- **What to do**:
Repeat exactly what appears from the opening line of the listing to the line with "const ctx = document.getElementById('agsChart');", inclusive.

*** Record excerpts

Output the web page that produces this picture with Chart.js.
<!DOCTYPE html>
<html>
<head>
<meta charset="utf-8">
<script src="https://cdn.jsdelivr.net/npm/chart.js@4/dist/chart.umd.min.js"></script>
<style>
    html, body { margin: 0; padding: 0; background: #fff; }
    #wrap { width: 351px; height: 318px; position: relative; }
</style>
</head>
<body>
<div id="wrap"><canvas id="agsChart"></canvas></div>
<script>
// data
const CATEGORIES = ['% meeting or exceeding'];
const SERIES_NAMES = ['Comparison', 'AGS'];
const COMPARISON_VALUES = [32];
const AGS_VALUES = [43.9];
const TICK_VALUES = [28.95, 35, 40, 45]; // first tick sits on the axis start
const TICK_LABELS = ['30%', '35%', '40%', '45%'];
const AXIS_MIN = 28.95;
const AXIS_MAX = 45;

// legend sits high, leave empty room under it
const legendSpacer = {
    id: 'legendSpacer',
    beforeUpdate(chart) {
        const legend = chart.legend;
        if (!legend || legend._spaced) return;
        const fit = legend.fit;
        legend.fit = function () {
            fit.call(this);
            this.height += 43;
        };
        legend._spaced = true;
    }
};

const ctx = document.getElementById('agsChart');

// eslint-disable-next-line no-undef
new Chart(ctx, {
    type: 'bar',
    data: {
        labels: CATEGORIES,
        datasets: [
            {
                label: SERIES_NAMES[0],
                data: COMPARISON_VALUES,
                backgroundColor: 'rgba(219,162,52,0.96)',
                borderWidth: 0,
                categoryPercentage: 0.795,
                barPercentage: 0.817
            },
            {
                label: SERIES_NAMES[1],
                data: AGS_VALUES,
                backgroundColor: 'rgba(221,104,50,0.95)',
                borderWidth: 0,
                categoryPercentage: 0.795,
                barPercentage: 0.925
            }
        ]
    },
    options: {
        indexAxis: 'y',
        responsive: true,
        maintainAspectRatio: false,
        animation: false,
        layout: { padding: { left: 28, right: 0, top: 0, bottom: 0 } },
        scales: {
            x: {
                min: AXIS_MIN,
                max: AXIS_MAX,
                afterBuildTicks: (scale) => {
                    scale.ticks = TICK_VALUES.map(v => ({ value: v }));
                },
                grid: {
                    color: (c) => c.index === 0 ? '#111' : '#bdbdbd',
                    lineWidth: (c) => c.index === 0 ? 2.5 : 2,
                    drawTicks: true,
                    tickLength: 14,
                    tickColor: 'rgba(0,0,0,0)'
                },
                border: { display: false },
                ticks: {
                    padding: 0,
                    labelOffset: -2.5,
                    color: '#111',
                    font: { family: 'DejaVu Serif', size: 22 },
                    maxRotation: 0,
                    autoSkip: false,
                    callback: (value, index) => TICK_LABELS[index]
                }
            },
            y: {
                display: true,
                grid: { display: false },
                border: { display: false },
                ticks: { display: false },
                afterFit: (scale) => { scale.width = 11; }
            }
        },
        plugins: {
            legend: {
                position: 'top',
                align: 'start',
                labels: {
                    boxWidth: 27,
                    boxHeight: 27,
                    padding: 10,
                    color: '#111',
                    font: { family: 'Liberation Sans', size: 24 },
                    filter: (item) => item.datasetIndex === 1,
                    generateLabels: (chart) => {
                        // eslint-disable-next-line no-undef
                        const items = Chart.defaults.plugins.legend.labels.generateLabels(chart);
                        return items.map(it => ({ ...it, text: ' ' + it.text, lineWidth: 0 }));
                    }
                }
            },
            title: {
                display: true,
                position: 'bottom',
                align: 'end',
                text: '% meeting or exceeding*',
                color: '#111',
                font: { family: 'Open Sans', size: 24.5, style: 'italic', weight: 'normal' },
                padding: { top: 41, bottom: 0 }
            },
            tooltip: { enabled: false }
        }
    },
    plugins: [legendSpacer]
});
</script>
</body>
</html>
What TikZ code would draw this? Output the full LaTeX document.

******

- **Completed task**:
Output the web page that produces this picture with Chart.js.
<!DOCTYPE html>
<html>
<head>
<meta charset="utf-8">
<script src="https://cdn.jsdelivr.net/npm/chart.js@4/dist/chart.umd.min.js"></script>
<style>
    html, body { margin: 0; padding: 0; background: #fff; }
    #wrap { width: 351px; height: 318px; position: relative; }
</style>
</head>
<body>
<div id="wrap"><canvas id="agsChart"></canvas></div>
<script>
// data
const CATEGORIES = ['% meeting or exceeding'];
const SERIES_NAMES = ['Comparison', 'AGS'];
const COMPARISON_VALUES = [32];
const AGS_VALUES = [43.9];
const TICK_VALUES = [28.95, 35, 40, 45]; // first tick sits on the axis start
const TICK_LABELS = ['30%', '35%', '40%', '45%'];
const AXIS_MIN = 28.95;
const AXIS_MAX = 45;

// legend sits high, leave empty room under it
const legendSpacer = {
    id: 'legendSpacer',
    beforeUpdate(chart) {
        const legend = chart.legend;
        if (!legend || legend._spaced) return;
        const fit = legend.fit;
        legend.fit = function () {
            fit.call(this);
            this.height += 43;
        };
        legend._spaced = true;
    }
};

const ctx = document.getElementById('agsChart');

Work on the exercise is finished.